Sahte belgeler yapmaya başladılar. Kemal Bey'in, Akşener'in fotoğrafını koyuyorlar, 'Bunlar gelirse şunlar çıkacak' diye halkın kafasını bulandırıyorlar. Yapsanız yapsanız, oy almak için o bebek katilini siz çıkarırsınız bu ülkede. Zaman zaman Sayın Cumhurbaşkanı, 'Bu siyasi bir rekabettir, bunu kavga dönüştürmemek lazım' diyor. Ertesi gün bakıyorsunuz, yemediğimiz hakaret kalmıyor. Ankara'nın bazı ilçelerinde o kadar ileri götürüyorlar ki 'Müslümanı mı seçeceksiniz, gavuru mu seçeceksiniz' diye. Sadece kendilerini muhafazakar sanıyorlar ama onların muhafazakarlığı da çifte standart. İstediklerini görürler, istediklerini görmezler. 'Şampanyayla kutlayacaklar' diyorlar. Artık bu halkın yediğine, içtiğine, giydiğine, gezdiğine, ağladığına, güldüğüne karışmayın kardeşim. PKK'nın görüşleri neyse HÜDA PAR'ın görüşleri de aynıdır. Onu aldınız yanınıza. Nasıl izah edeceksiniz bunu? Çok yıllar önce, ‘İktidarda kalabilmek için papaz cübbesi dahi giyerim' dediler mi? Bu, riyakar bir siyaset. Biz diyoruz ki ne iseniz o olun, dümdüz olun diyoruz.

"İDARECİLİK YAPANLARA BİR BAKIN, 20 YIL ÖNCE OTURDUKLARI YERLE AYNI YERDE Mİ OTURUYORLAR"
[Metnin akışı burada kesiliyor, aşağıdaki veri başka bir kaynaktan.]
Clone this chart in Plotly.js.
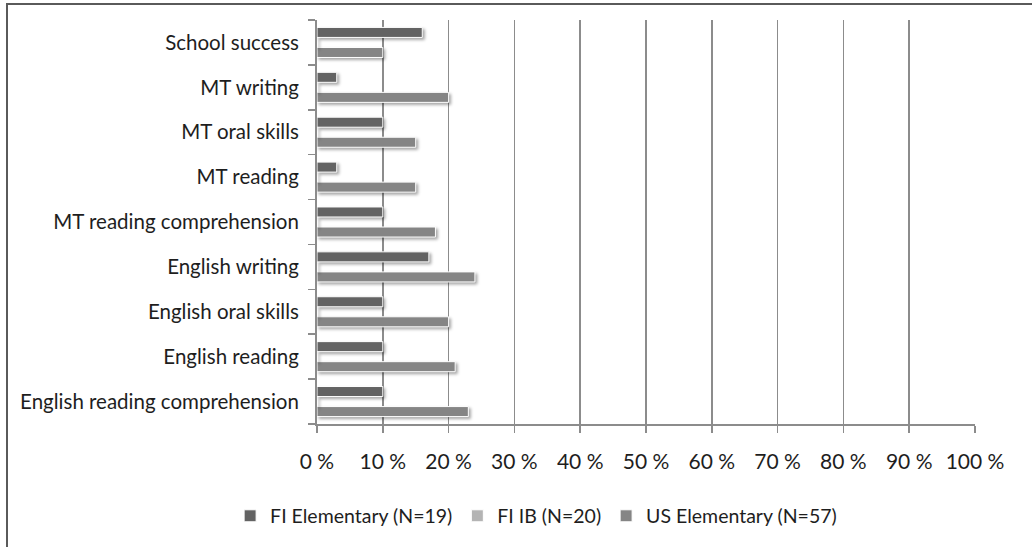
<!DOCTYPE html>
<html>
<head>
<meta charset="utf-8">
<script src="https://cdn.plot.ly/plotly-3.0.1.min.js"></script>
<style>
  html, body { margin: 0; padding: 0; background: #fff; }
  #wrap { position: relative; width: 1032px; height: 547px; overflow: hidden; }
  #chart { position: absolute; left: 0; top: 0; width: 1032px; height: 547px; }
  #frame { position: absolute; left: 6px; top: 3px; width: 1100px; height: 600px;
           border-left: 2px solid #5a5a5a; border-top: 2px solid #5a5a5a; pointer-events: none; }
  #chart .trace.bars .point path { filter: drop-shadow(2px 2px 1.5px rgba(0,0,0,0.35)); }
</style>
</head>
<body>
<div id="wrap">
  <div id="chart"></div>
  <div id="frame"></div>
</div>
<script>
// Skill areas, listed from the bottom of the chart to the top
const categories = [
  "English reading comprehension",
  "English reading",
  "English oral skills",
  "English writing",
  "MT reading comprehension",
  "MT reading",
  "MT oral skills",
  "MT writing",
  "School success"
];

// Share of respondents (%) per group
const fiElementary = [10, 10, 10, 17, 10, 3, 10, 3, 16];
const fiIB         = [0, 0, 0, 0, 0, 0, 0, 0, 0];
const usElementary = [23, 21, 20, 24, 18, 15, 15, 20, 10];

const seriesNames = ["FI Elementary (N=19)", "FI IB (N=20)", "US Elementary (N=57)"];
const seriesColors = ["#636363", "#b4b4b4", "#858585"];

const xTicks = [0, 10, 20, 30, 40, 50, 60, 70, 80, 90, 100];

const FONT = "Lato, 'Open Sans', sans-serif";

function barTrace(name, values, color) {
  return {
    type: "bar",
    orientation: "h",
    name: name,
    y: categories,
    x: values,
    marker: { color: color, line: { color: "#ffffff", width: 1 } },
    hoverinfo: "x+y+name"
  };
}

// Horizontal groups stack upward in trace order, so the top series goes last
const traces = [
  barTrace(seriesNames[2], usElementary, seriesColors[2]),
  barTrace(seriesNames[1], fiIB, seriesColors[1]),
  barTrace(seriesNames[0], fiElementary, seriesColors[0])
];

const layout = {
  width: 1032,
  height: 547,
  margin: { l: 317, r: 57, t: 20, b: 116 },
  paper_bgcolor: "#ffffff",
  plot_bgcolor: "#ffffff",
  barmode: "group",
  bargap: 0.33,
  bargroupgap: 0,
  font: { family: FONT, size: 20, color: "#1e1e1e" },
  showlegend: true,
  legend: {
    orientation: "h",
    traceorder: "reversed",
    x: 0.333,
    xanchor: "center",
    y: -0.228,
    yanchor: "middle",
    font: { family: FONT, size: 19.5, color: "#1e1e1e" },
    bgcolor: "rgba(0,0,0,0)"
  },
  xaxis: {
    range: [0, 100],
    tickvals: xTicks,
    ticktext: xTicks.map(v => v + " %"),
    showgrid: true,
    gridcolor: "#8c8c8c",
    gridwidth: 1.5,
    zeroline: false,
    showline: true,
    linecolor: "#8c8c8c",
    linewidth: 2,
    ticks: "outside",
    ticklen: 7,
    tickwidth: 1.5,
    tickcolor: "#8c8c8c",
    ticklabelstandoff: 11,
    tickfont: { family: FONT, size: 21, color: "#1e1e1e" },
    fixedrange: true
  },
  yaxis: {
    type: "category",
    categoryorder: "array",
    categoryarray: categories,
    range: [-0.5, categories.length - 0.5],
    showgrid: false,
    zeroline: false,
    showline: true,
    linecolor: "#8c8c8c",
    linewidth: 2,
    ticks: "outside",
    tickson: "boundaries",
    ticklen: 7,
    tickwidth: 1.5,
    tickcolor: "#8c8c8c",
    ticklabelstandoff: 12,
    tickfont: { family: FONT, size: 20.5, color: "#1e1e1e" },
    fixedrange: true
  }
};

Plotly.newPlot("chart", traces, layout, { displayModeBar: false, staticPlot: true });
</script>
</body>
</html>
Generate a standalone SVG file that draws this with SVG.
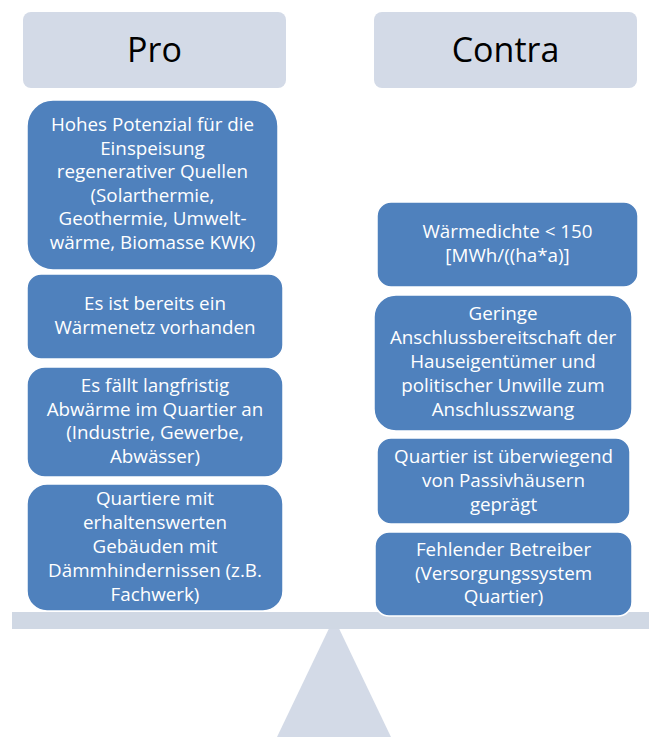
<svg xmlns="http://www.w3.org/2000/svg" width="652" height="737" viewBox="0 0 652 737">
<style>
.hdr{fill:#D3DAE7}
.box{fill:#4F81BD;stroke:#FFFFFF;stroke-width:1.5}
.ht{font-family:"Open Sans","Liberation Sans",sans-serif;font-size:34px;fill:#000000;text-anchor:middle}
.bt{font-family:"Open Sans","Liberation Sans",sans-serif;font-size:18.8px;fill:#FFFFFF;text-anchor:middle}
</style>
<rect width="652" height="737" fill="#FFFFFF"/>
<g id="fulcrum"><polygon points="334,618 266,760 402,760" fill="#D3DAE7"/></g>
<g id="beam"><rect x="12" y="612" width="637" height="17" fill="#D0D8E4"/></g>
<g id="header-pro"><rect class="hdr" x="23" y="12" width="263" height="76" rx="8"/><text class="ht" x="154.5" y="62">Pro</text></g>
<g id="header-contra"><rect class="hdr" x="374" y="12" width="263" height="76" rx="8"/><text class="ht" x="505.5" y="62">Contra</text></g>
<g id="pro-1"><rect class="box" x="27" y="100" width="251" height="170" rx="26"/>
<text class="bt" x="152.5"><tspan x="152.5" y="131">Hohes Potenzial für die</tspan><tspan x="152.5" y="154.6">Einspeisung</tspan><tspan x="152.5" y="178.2">regenerativer Quellen</tspan><tspan x="152.5" y="201.8">(Solarthermie,</tspan><tspan x="152.5" y="225.4">Geothermie, Umwelt-</tspan><tspan x="152.5" y="249">wärme, Biomasse KWK)</tspan></text></g>
<g id="pro-2"><rect class="box" x="27" y="274" width="256" height="85" rx="14"/>
<text class="bt"><tspan x="155" y="310">Es ist bereits ein</tspan><tspan x="155" y="333.5">Wärmenetz vorhanden</tspan></text></g>
<g id="pro-3"><rect class="box" x="27" y="367" width="256" height="110" rx="18"/>
<text class="bt"><tspan x="155" y="392">Es fällt langfristig</tspan><tspan x="155" y="415.5">Abwärme im Quartier an</tspan><tspan x="155" y="439">(Industrie, Gewerbe,</tspan><tspan x="155" y="462.5">Abwässer)</tspan></text></g>
<g id="pro-4"><rect class="box" x="27" y="484" width="256" height="127" rx="20"/>
<text class="bt"><tspan x="155" y="505">Quartiere mit</tspan><tspan x="155" y="529">erhaltenswerten</tspan><tspan x="155" y="553">Gebäuden mit</tspan><tspan x="155" y="577">Dämmhindernissen (z.B.</tspan><tspan x="155" y="601">Fachwerk)</tspan></text></g>
<g id="contra-1"><rect class="box" x="377" y="202" width="261" height="85" rx="14"/>
<text class="bt"><tspan x="507.5" y="238">Wärmedichte &lt; 150</tspan><tspan x="507.5" y="262">[MWh/((ha*a)]</tspan></text></g>
<g id="contra-2"><rect class="box" x="374" y="295" width="258" height="136" rx="22"/>
<text class="bt"><tspan x="503" y="320">Geringe</tspan><tspan x="503" y="344">Anschlussbereitschaft der</tspan><tspan x="503" y="368">Hauseigentümer und</tspan><tspan x="503" y="392">politischer Unwille zum</tspan><tspan x="503" y="416">Anschlusszwang</tspan></text></g>
<g id="contra-3"><rect class="box" x="377" y="438" width="253" height="86" rx="14"/>
<text class="bt"><tspan x="503.5" y="462.5">Quartier ist überwiegend</tspan><tspan x="503.5" y="486.5">von Passivhäusern</tspan><tspan x="503.5" y="510.5">geprägt</tspan></text></g>
<g id="contra-4"><rect class="box" x="375" y="532" width="257" height="84" rx="14"/>
<text class="bt"><tspan x="503.5" y="556">Fehlender Betreiber</tspan><tspan x="503.5" y="579.5">(Versorgungssystem</tspan><tspan x="503.5" y="603">Quartier)</tspan></text></g>
</svg>
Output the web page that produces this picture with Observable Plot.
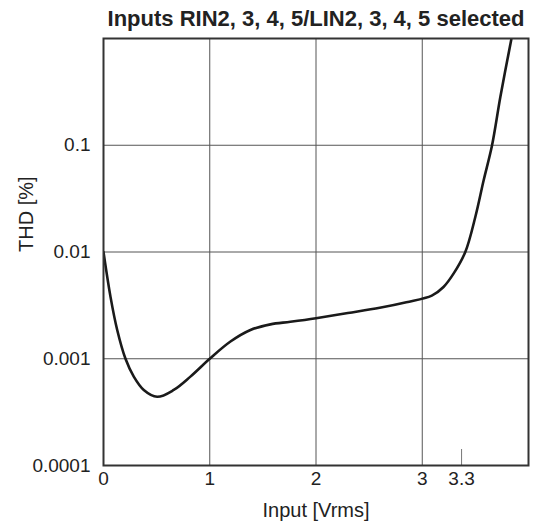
<!DOCTYPE html>
<html><head><meta charset="utf-8">
<script src="https://cdn.jsdelivr.net/npm/d3@7"></script>
<script src="https://cdn.jsdelivr.net/npm/@observablehq/plot@0.6"></script>
<style>body{margin:0;background:#fff;} svg{display:block;}</style>
</head><body>
<div id="chart"></div>
<script>
const inputV = [0, 0.066, 0.129, 0.207, 0.285, 0.379, 0.505, 0.661, 0.818, 1.0, 1.195, 1.383, 1.571, 1.759, 2.0, 2.3, 2.6, 2.85, 3.09, 3.2, 3.296, 3.405, 3.5, 3.578, 3.657, 3.735, 3.838];
const thd    = [0.01, 0.0038, 0.00186, 0.001, 0.00068, 0.00051, 0.00044, 0.00051, 0.00068, 0.001, 0.00145, 0.00186, 0.0021, 0.00222, 0.0024, 0.00268, 0.003, 0.00338, 0.0039, 0.0047, 0.0063, 0.01, 0.0214, 0.047, 0.1, 0.283, 0.98];
const xTicks = [0, 1, 2, 3, 3.37];
const xTickLabels = ["0", "1", "2", "3", "3.3"];
const xGrid = [1, 2, 3];
const yTicks = [0.0001, 0.001, 0.01, 0.1];
const yTickLabels = ["0.0001", "0.001", "0.01", "0.1"];
const yGrid = [0.001, 0.01, 0.1];
const markerTick = [3.37];
const title = "Inputs RIN2, 3, 4, 5/LIN2, 3, 4, 5 selected";

const data = inputV.map((x, i) => ({x, y: thd[i]}));
const font = "'Liberation Sans', Arial, sans-serif";

const chart = Plot.plot({
  width: 536, height: 529,
  marginLeft: 103, marginRight: 8, marginTop: 38, marginBottom: 64,
  style: {fontFamily: font, fontSize: "19px", color: "#222", background: "#fff"},
  x: {domain: [0, 4]},
  y: {type: "log", domain: [0.0001, 1]},
  marks: [
    Plot.ruleX(xGrid, {stroke: "#555", strokeWidth: 1}),
    Plot.ruleY(yGrid, {stroke: "#555", strokeWidth: 1}),
    Plot.axisX(markerTick, {tickSize: -16, tickFormat: () => "", stroke: "#777", strokeWidth: 1, label: null}),
    Plot.axisX(xTicks, {tickSize: 0, tickPadding: 6, tickFormat: d => xTickLabels[xTicks.indexOf(d)], fontSize: 19, label: null}),
    Plot.axisY(yTicks, {tickSize: 0, tickPadding: 13, tickFormat: d => yTickLabels[yTicks.indexOf(d)], fontSize: 19, label: null}),
    Plot.text(["Input [Vrms]"], {frameAnchor: "bottom", lineAnchor: "middle", dy: 45, fontSize: 20, fill: "#222"}),
    Plot.text(["THD [%]"], {frameAnchor: "left", lineAnchor: "middle", dx: -77, rotate: -90, fontSize: 20, fill: "#222"}),
    Plot.text([title], {frameAnchor: "top", lineAnchor: "middle", dy: -20, fontSize: 22, fontWeight: "bold", fill: "#222"}),
    Plot.line(data, {x: "x", y: "y", curve: "catmull-rom", stroke: "#1a1a1a", strokeWidth: 2.6, clip: true}),
    Plot.frame({stroke: "#333", strokeWidth: 2})
  ]
});
document.getElementById("chart").append(chart);
</script>
</body></html>
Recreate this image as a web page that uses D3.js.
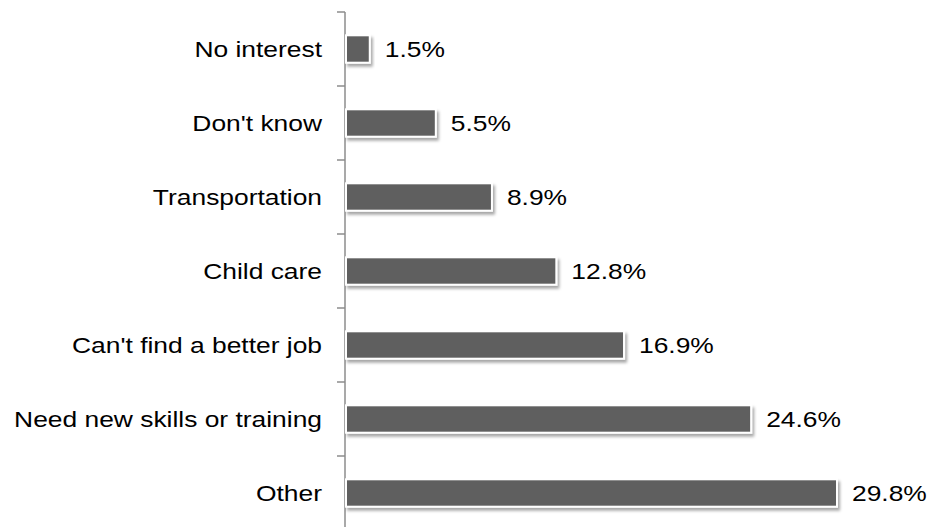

'PKK, PKK' diye, onun arkasına saklanarak siyaset yapıyorlar. PKK'nın arkasında, insanlardaki açlık, geçim sıkıntısı, işsizlik, torpil, liyakatsizlik konuşulmasın istiyorlar. İdarecilik yapanlara bir bakın, 20 yıl önce oturdukları yerle aynı yerde mi oturuyorlar? 20 yıl önce bindikleri arabalara mı biniyor? Çocukları nerede okuyor? Siz öyle bir iddia ile geldiniz ki Türkiye'nin hepsini zenginleştirecek, Türkiye'yi cennet yapacaktınız; cehennemi yaşatıyorsunuz. Sizde olan bu gençlerde de olsun. Bu gençler artık hayal de kuramıyorlar. Bu gençler telefonun, evin, arabanın en iyisini kullanmak zorunda. Tatile, yurt dışına gitmek zorunda. Sadece sizin çocuklarınız mı yapacak bu işi? Bir eski başbakanımız diyor ki 'Bunlar gayri milli', çocuğunun serveti yurt dışında. Bir eski bakan, Turkcell'den 100 bin euro maaş alıyor; kızı eski bakan, bir yerde 40 bin lira, yönetim kurulu... Bir çocuğu da külliyede çift maaş alıyor. Bunların devam etmesini istiyorlar. Millet çocuğuna iş ararken ikişer üçer maaşlar… Bunları bırakmak istemiyorlar."